What to work on
For the data below, work out how many lines include the string "matplotlib" and report only the number.

Data provided
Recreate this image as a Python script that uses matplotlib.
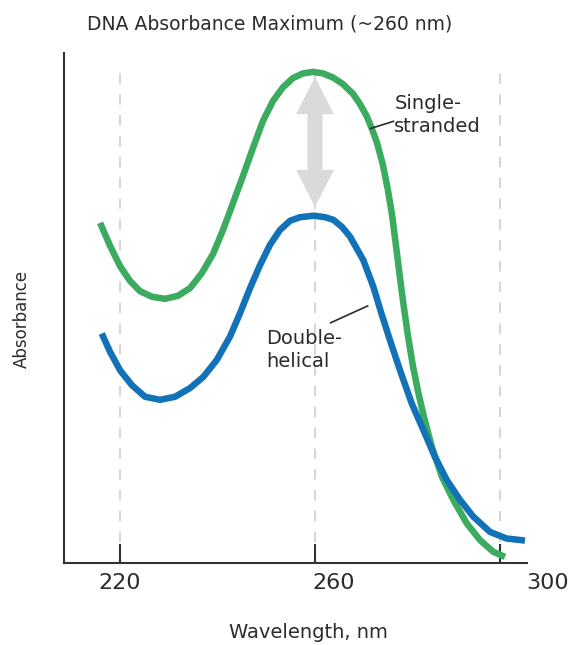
import matplotlib
matplotlib.use("Agg")
import matplotlib.pyplot as plt
from matplotlib.transforms import ScaledTranslation

# values (absorbance in arbitrary units, 0..1)
single_nm = [215.90, 217.95, 220.00, 222.05, 224.10, 226.56, 229.23, 231.90, 234.36, 236.82,
             239.08, 241.13, 243.18, 245.23, 247.28, 249.33, 251.38, 253.44, 255.49, 257.54,
             259.59, 261.64, 263.69, 265.74, 267.79, 269.23, 270.67, 271.69, 272.72, 273.95,
             274.97, 275.79, 276.62, 277.44, 278.26, 279.08, 280.10, 281.13, 282.36, 284.00,
             286.05, 288.37, 291.12, 293.85, 296.57, 298.97]
single_abs = [0.667, 0.622, 0.582, 0.553, 0.533, 0.522, 0.518, 0.524, 0.539, 0.569,
              0.606, 0.653, 0.706, 0.759, 0.814, 0.867, 0.906, 0.933, 0.951, 0.960,
              0.963, 0.960, 0.952, 0.939, 0.920, 0.900, 0.875, 0.851, 0.824, 0.780,
              0.731, 0.684, 0.622, 0.559, 0.500, 0.445, 0.386, 0.337, 0.286, 0.227,
              0.169, 0.124, 0.078, 0.045, 0.022, 0.012]

double_nm = [216.25, 217.95, 220.00, 222.40, 225.13, 228.21, 231.28, 234.36, 237.09, 239.84,
             242.56, 244.62, 246.67, 248.72, 250.77, 252.82, 254.87, 256.92, 259.79, 262.05,
             263.75, 265.54, 267.18, 269.91, 271.96, 273.54, 275.38, 277.44, 279.84, 282.22,
             284.62, 287.02, 289.74, 292.47, 295.90, 299.32, 303.08]
double_abs = [0.450, 0.414, 0.378, 0.349, 0.326, 0.320, 0.326, 0.343, 0.365, 0.398,
              0.444, 0.490, 0.539, 0.584, 0.624, 0.653, 0.671, 0.678, 0.681, 0.678,
              0.673, 0.659, 0.640, 0.594, 0.542, 0.492, 0.437, 0.378, 0.313, 0.261,
              0.208, 0.163, 0.124, 0.091, 0.061, 0.048, 0.044]

tick_nm = [220, 260, 298]
tick_labels = ["220", "260", "300"]
peak_nm = 260
peak_single = 0.953
peak_double = 0.698

green = "#3aab5f"
blue = "#1272b7"
grey = "#d9dadc"
dark = "#2b2b2b"

fig = plt.figure(figsize=(5.7, 6.45), dpi=100)
ax = fig.add_axes([64 / 570, 1 - 563 / 645, 463 / 570, 510 / 645])
ax.set_xlim(208.5, 303.5)
ax.set_ylim(0, 1)

# dashed guide lines
ax.vlines(tick_nm, 0, 0.96, colors="#d6d6d6", linewidth=1.5,
          linestyles=(0, (5, 5)), zorder=1)

# grey double arrow between the two maxima
mid = (peak_single + peak_double) / 2
for tip in (peak_single, peak_double):
    ax.arrow(peak_nm, mid, 0, tip - mid, width=3.1, head_width=7.8,
             head_length=0.073, length_includes_head=True,
             color=grey, linewidth=0, zorder=2)

ax.plot(single_nm, single_abs, color=green, linewidth=4.7,
        solid_capstyle="butt", solid_joinstyle="round", zorder=3)
ax.plot(double_nm, double_abs, color=blue, linewidth=4.7,
        solid_capstyle="butt", solid_joinstyle="round", zorder=4)

# labels with leader lines
ax.plot([271.4, 276.1], [0.852, 0.866], color=dark, linewidth=1.2, zorder=5)
ax.text(276.3, 0.878, "Single-\nstranded", fontsize=14, color=dark,
        ha="left", va="center", linespacing=1.3)
ax.plot([263.2, 270.8], [0.471, 0.504], color=dark, linewidth=1.2, zorder=5)
ax.text(250.0, 0.418, "Double-\nhelical", fontsize=14, color=dark,
        ha="left", va="center", linespacing=1.3)

# axes styling
for side in ("top", "right"):
    ax.spines[side].set_visible(False)
for side in ("left", "bottom"):
    ax.spines[side].set_linewidth(1.5)
    ax.spines[side].set_color("#333333")
ax.set_yticks([])
ax.set_xticks(tick_nm)
ax.set_xticklabels(tick_labels)
ax.tick_params(axis="x", direction="in", length=14, width=1.5, colors="#333333",
               labelsize=16, pad=7, labelcolor=dark)
# shift tick labels like the reference places them
shifts = [0, 19, 47]
for lab, dx in zip(ax.get_xticklabels(), shifts):
    lab.set_transform(lab.get_transform() + ScaledTranslation(dx / 100, 0, fig.dpi_scale_trans))

fig.text(270 / 570, 1 - 24 / 645, "DNA Absorbance Maximum (~260 nm)",
         fontsize=13.5, color=dark, ha="center", va="center")
fig.text(308 / 570, 1 - 632 / 645, "Wavelength, nm", fontsize=14,
         color=dark, ha="center", va="center")
fig.text(22 / 570, 1 - 319 / 645, "Absorbance", fontsize=12, color=dark,
         ha="center", va="center", rotation=90)

fig.savefig("out.png", dpi=100)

Output below
5